Entries with chart source code:
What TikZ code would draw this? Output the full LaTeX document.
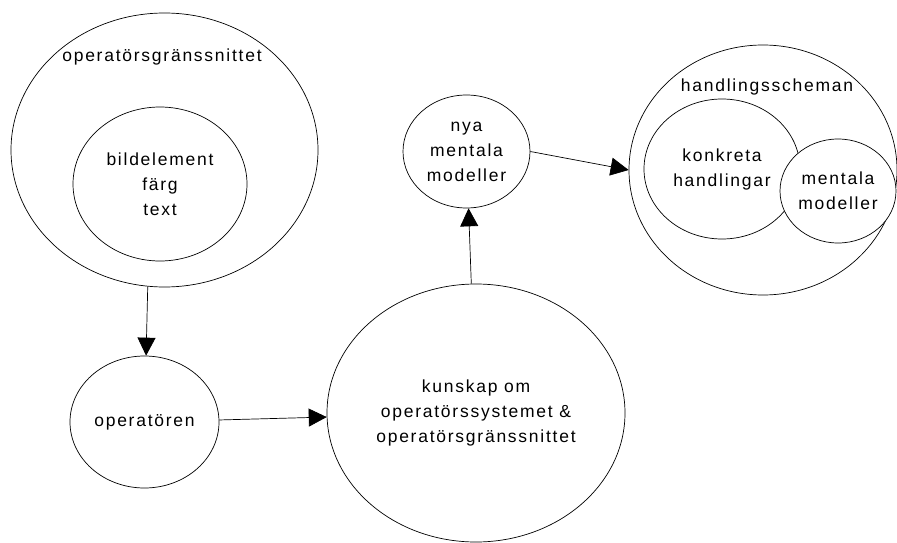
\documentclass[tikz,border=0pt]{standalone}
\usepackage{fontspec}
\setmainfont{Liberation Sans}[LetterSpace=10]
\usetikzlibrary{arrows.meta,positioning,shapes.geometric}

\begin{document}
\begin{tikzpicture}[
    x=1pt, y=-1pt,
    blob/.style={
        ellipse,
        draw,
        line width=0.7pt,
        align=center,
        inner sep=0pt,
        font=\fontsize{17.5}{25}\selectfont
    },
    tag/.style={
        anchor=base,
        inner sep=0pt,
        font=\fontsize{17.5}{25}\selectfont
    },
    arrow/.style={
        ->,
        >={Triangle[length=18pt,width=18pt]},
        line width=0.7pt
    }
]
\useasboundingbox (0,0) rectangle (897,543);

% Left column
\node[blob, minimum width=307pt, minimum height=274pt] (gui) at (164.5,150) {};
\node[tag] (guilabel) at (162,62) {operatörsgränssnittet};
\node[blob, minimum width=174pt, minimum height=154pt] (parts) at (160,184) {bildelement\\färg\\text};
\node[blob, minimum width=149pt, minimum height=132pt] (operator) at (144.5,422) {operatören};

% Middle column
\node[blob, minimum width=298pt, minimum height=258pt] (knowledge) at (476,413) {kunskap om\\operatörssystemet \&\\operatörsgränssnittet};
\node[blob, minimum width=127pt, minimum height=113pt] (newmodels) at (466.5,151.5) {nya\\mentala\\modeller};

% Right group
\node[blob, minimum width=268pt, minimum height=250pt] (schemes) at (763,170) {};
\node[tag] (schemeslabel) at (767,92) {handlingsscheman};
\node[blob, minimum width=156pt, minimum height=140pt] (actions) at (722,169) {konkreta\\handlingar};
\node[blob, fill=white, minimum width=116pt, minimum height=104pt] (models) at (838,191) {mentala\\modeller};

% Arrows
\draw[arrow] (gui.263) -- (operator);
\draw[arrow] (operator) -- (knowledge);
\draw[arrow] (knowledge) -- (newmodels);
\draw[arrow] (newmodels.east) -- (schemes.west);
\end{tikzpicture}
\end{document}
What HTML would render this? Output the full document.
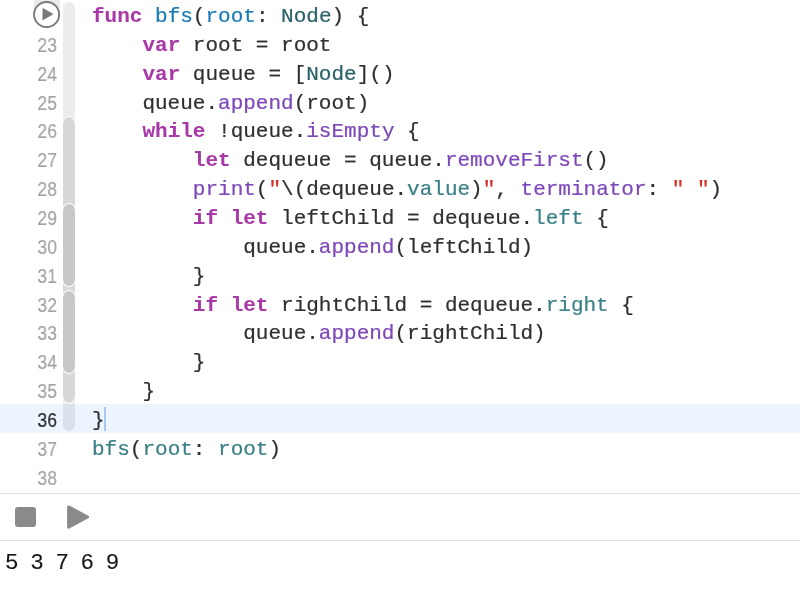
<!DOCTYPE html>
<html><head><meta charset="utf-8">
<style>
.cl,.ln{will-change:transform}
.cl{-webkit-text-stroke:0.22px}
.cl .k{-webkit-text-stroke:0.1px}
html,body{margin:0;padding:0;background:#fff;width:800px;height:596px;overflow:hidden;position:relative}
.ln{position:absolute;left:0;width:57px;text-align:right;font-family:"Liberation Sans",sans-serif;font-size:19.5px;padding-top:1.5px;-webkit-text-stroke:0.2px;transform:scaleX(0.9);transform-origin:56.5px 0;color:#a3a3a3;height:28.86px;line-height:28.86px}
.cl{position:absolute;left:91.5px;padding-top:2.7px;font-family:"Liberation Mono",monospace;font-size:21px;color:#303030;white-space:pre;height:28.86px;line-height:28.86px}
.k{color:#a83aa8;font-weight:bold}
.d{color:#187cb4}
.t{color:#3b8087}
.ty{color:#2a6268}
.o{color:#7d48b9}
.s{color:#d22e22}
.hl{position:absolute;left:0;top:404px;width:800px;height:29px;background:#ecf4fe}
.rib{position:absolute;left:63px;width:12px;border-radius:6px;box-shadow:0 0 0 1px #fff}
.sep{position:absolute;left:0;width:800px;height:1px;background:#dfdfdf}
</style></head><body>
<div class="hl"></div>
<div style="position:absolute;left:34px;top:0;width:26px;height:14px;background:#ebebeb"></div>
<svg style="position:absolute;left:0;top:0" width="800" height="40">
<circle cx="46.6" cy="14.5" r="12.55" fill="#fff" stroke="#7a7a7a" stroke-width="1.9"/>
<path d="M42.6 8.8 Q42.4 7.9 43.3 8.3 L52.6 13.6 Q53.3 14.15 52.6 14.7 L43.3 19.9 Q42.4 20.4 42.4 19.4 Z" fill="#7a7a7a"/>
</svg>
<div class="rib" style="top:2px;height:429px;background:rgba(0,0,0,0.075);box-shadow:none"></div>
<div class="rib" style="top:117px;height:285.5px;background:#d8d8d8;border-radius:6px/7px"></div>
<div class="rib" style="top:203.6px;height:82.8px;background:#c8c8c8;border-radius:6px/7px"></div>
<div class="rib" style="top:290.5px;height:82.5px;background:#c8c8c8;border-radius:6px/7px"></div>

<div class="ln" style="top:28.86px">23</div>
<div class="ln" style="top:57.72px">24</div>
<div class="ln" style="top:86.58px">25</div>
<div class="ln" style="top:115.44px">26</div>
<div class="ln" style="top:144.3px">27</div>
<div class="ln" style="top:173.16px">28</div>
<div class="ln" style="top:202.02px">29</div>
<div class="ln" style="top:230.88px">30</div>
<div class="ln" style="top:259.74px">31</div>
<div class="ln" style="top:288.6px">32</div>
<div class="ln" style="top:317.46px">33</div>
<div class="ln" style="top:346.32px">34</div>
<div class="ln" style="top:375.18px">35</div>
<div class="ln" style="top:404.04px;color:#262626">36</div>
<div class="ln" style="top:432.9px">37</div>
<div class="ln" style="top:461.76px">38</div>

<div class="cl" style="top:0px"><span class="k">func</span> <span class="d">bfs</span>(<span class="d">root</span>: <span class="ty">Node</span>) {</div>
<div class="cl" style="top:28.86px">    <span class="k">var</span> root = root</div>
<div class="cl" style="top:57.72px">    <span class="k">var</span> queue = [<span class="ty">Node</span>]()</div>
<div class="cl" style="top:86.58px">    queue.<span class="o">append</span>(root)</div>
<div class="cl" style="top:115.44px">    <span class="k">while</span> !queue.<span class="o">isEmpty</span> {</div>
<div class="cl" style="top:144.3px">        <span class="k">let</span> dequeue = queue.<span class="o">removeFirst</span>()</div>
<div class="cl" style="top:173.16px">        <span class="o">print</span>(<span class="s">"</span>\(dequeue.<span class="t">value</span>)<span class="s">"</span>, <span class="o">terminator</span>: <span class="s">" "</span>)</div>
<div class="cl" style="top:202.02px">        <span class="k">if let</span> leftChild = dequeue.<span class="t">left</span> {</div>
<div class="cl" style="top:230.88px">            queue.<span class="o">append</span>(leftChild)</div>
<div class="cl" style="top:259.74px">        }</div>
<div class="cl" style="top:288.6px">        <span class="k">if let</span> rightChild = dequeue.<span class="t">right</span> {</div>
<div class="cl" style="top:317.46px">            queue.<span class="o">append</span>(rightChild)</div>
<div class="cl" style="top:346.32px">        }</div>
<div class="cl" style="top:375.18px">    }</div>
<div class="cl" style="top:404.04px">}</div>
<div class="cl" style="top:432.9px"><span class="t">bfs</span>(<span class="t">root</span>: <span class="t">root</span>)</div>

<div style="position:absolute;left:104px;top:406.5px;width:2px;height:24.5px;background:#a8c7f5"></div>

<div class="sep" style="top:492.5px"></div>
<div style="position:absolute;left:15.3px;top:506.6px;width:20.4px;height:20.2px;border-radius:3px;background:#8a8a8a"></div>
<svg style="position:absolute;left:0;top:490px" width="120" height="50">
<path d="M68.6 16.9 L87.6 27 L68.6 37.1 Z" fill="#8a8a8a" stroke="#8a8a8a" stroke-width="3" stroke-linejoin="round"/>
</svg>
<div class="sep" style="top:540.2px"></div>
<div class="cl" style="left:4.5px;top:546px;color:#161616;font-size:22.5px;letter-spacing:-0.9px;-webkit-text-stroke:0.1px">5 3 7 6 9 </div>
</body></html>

Exercise instructions: Repeat everything in the records precisely. Images are excluded from the copy.

Finished answer:
What TikZ code would draw this? Output the full LaTeX document.
\documentclass[tikz,border=0pt]{standalone}
\usepackage{fontspec}
\setmainfont{Liberation Sans}[LetterSpace=10]
\usetikzlibrary{arrows.meta,positioning,shapes.geometric}

\begin{document}
\begin{tikzpicture}[
    x=1pt, y=-1pt,
    blob/.style={
        ellipse,
        draw,
        line width=0.7pt,
        align=center,
        inner sep=0pt,
        font=\fontsize{17.5}{25}\selectfont
    },
    tag/.style={
        anchor=base,
        inner sep=0pt,
        font=\fontsize{17.5}{25}\selectfont
    },
    arrow/.style={
        ->,
        >={Triangle[length=18pt,width=18pt]},
        line width=0.7pt
    }
]
\useasboundingbox (0,0) rectangle (897,543);

% Left column
\node[blob, minimum width=307pt, minimum height=274pt] (gui) at (164.5,150) {};
\node[tag] (guilabel) at (162,62) {operatörsgränssnittet};
\node[blob, minimum width=174pt, minimum height=154pt] (parts) at (160,184) {bildelement\\färg\\text};
\node[blob, minimum width=149pt, minimum height=132pt] (operator) at (144.5,422) {operatören};

% Middle column
\node[blob, minimum width=298pt, minimum height=258pt] (knowledge) at (476,413) {kunskap om\\operatörssystemet \&\\operatörsgränssnittet};
\node[blob, minimum width=127pt, minimum height=113pt] (newmodels) at (466.5,151.5) {nya\\mentala\\modeller};

% Right group
\node[blob, minimum width=268pt, minimum height=250pt] (schemes) at (763,170) {};
\node[tag] (schemeslabel) at (767,92) {handlingsscheman};
\node[blob, minimum width=156pt, minimum height=140pt] (actions) at (722,169) {konkreta\\handlingar};
\node[blob, fill=white, minimum width=116pt, minimum height=104pt] (models) at (838,191) {mentala\\modeller};

% Arrows
\draw[arrow] (gui.263) -- (operator);
\draw[arrow] (operator) -- (knowledge);
\draw[arrow] (knowledge) -- (newmodels);
\draw[arrow] (newmodels.east) -- (schemes.west);
\end{tikzpicture}
\end{document}
What HTML would render this? Output the full document.
<!DOCTYPE html>
<html><head><meta charset="utf-8">
<style>
.cl,.ln{will-change:transform}
.cl{-webkit-text-stroke:0.22px}
.cl .k{-webkit-text-stroke:0.1px}
html,body{margin:0;padding:0;background:#fff;width:800px;height:596px;overflow:hidden;position:relative}
.ln{position:absolute;left:0;width:57px;text-align:right;font-family:"Liberation Sans",sans-serif;font-size:19.5px;padding-top:1.5px;-webkit-text-stroke:0.2px;transform:scaleX(0.9);transform-origin:56.5px 0;color:#a3a3a3;height:28.86px;line-height:28.86px}
.cl{position:absolute;left:91.5px;padding-top:2.7px;font-family:"Liberation Mono",monospace;font-size:21px;color:#303030;white-space:pre;height:28.86px;line-height:28.86px}
.k{color:#a83aa8;font-weight:bold}
.d{color:#187cb4}
.t{color:#3b8087}
.ty{color:#2a6268}
.o{color:#7d48b9}
.s{color:#d22e22}
.hl{position:absolute;left:0;top:404px;width:800px;height:29px;background:#ecf4fe}
.rib{position:absolute;left:63px;width:12px;border-radius:6px;box-shadow:0 0 0 1px #fff}
.sep{position:absolute;left:0;width:800px;height:1px;background:#dfdfdf}
</style></head><body>
<div class="hl"></div>
<div style="position:absolute;left:34px;top:0;width:26px;height:14px;background:#ebebeb"></div>
<svg style="position:absolute;left:0;top:0" width="800" height="40">
<circle cx="46.6" cy="14.5" r="12.55" fill="#fff" stroke="#7a7a7a" stroke-width="1.9"/>
<path d="M42.6 8.8 Q42.4 7.9 43.3 8.3 L52.6 13.6 Q53.3 14.15 52.6 14.7 L43.3 19.9 Q42.4 20.4 42.4 19.4 Z" fill="#7a7a7a"/>
</svg>
<div class="rib" style="top:2px;height:429px;background:rgba(0,0,0,0.075);box-shadow:none"></div>
<div class="rib" style="top:117px;height:285.5px;background:#d8d8d8;border-radius:6px/7px"></div>
<div class="rib" style="top:203.6px;height:82.8px;background:#c8c8c8;border-radius:6px/7px"></div>
<div class="rib" style="top:290.5px;height:82.5px;background:#c8c8c8;border-radius:6px/7px"></div>

<div class="ln" style="top:28.86px">23</div>
<div class="ln" style="top:57.72px">24</div>
<div class="ln" style="top:86.58px">25</div>
<div class="ln" style="top:115.44px">26</div>
<div class="ln" style="top:144.3px">27</div>
<div class="ln" style="top:173.16px">28</div>
<div class="ln" style="top:202.02px">29</div>
<div class="ln" style="top:230.88px">30</div>
<div class="ln" style="top:259.74px">31</div>
<div class="ln" style="top:288.6px">32</div>
<div class="ln" style="top:317.46px">33</div>
<div class="ln" style="top:346.32px">34</div>
<div class="ln" style="top:375.18px">35</div>
<div class="ln" style="top:404.04px;color:#262626">36</div>
<div class="ln" style="top:432.9px">37</div>
<div class="ln" style="top:461.76px">38</div>

<div class="cl" style="top:0px"><span class="k">func</span> <span class="d">bfs</span>(<span class="d">root</span>: <span class="ty">Node</span>) {</div>
<div class="cl" style="top:28.86px">    <span class="k">var</span> root = root</div>
<div class="cl" style="top:57.72px">    <span class="k">var</span> queue = [<span class="ty">Node</span>]()</div>
<div class="cl" style="top:86.58px">    queue.<span class="o">append</span>(root)</div>
<div class="cl" style="top:115.44px">    <span class="k">while</span> !queue.<span class="o">isEmpty</span> {</div>
<div class="cl" style="top:144.3px">        <span class="k">let</span> dequeue = queue.<span class="o">removeFirst</span>()</div>
<div class="cl" style="top:173.16px">        <span class="o">print</span>(<span class="s">"</span>\(dequeue.<span class="t">value</span>)<span class="s">"</span>, <span class="o">terminator</span>: <span class="s">" "</span>)</div>
<div class="cl" style="top:202.02px">        <span class="k">if let</span> leftChild = dequeue.<span class="t">left</span> {</div>
<div class="cl" style="top:230.88px">            queue.<span class="o">append</span>(leftChild)</div>
<div class="cl" style="top:259.74px">        }</div>
<div class="cl" style="top:288.6px">        <span class="k">if let</span> rightChild = dequeue.<span class="t">right</span> {</div>
<div class="cl" style="top:317.46px">            queue.<span class="o">append</span>(rightChild)</div>
<div class="cl" style="top:346.32px">        }</div>
<div class="cl" style="top:375.18px">    }</div>
<div class="cl" style="top:404.04px">}</div>
<div class="cl" style="top:432.9px"><span class="t">bfs</span>(<span class="t">root</span>: <span class="t">root</span>)</div>

<div style="position:absolute;left:104px;top:406.5px;width:2px;height:24.5px;background:#a8c7f5"></div>

<div class="sep" style="top:492.5px"></div>
<div style="position:absolute;left:15.3px;top:506.6px;width:20.4px;height:20.2px;border-radius:3px;background:#8a8a8a"></div>
<svg style="position:absolute;left:0;top:490px" width="120" height="50">
<path d="M68.6 16.9 L87.6 27 L68.6 37.1 Z" fill="#8a8a8a" stroke="#8a8a8a" stroke-width="3" stroke-linejoin="round"/>
</svg>
<div class="sep" style="top:540.2px"></div>
<div class="cl" style="left:4.5px;top:546px;color:#161616;font-size:22.5px;letter-spacing:-0.9px;-webkit-text-stroke:0.1px">5 3 7 6 9 </div>
</body></html>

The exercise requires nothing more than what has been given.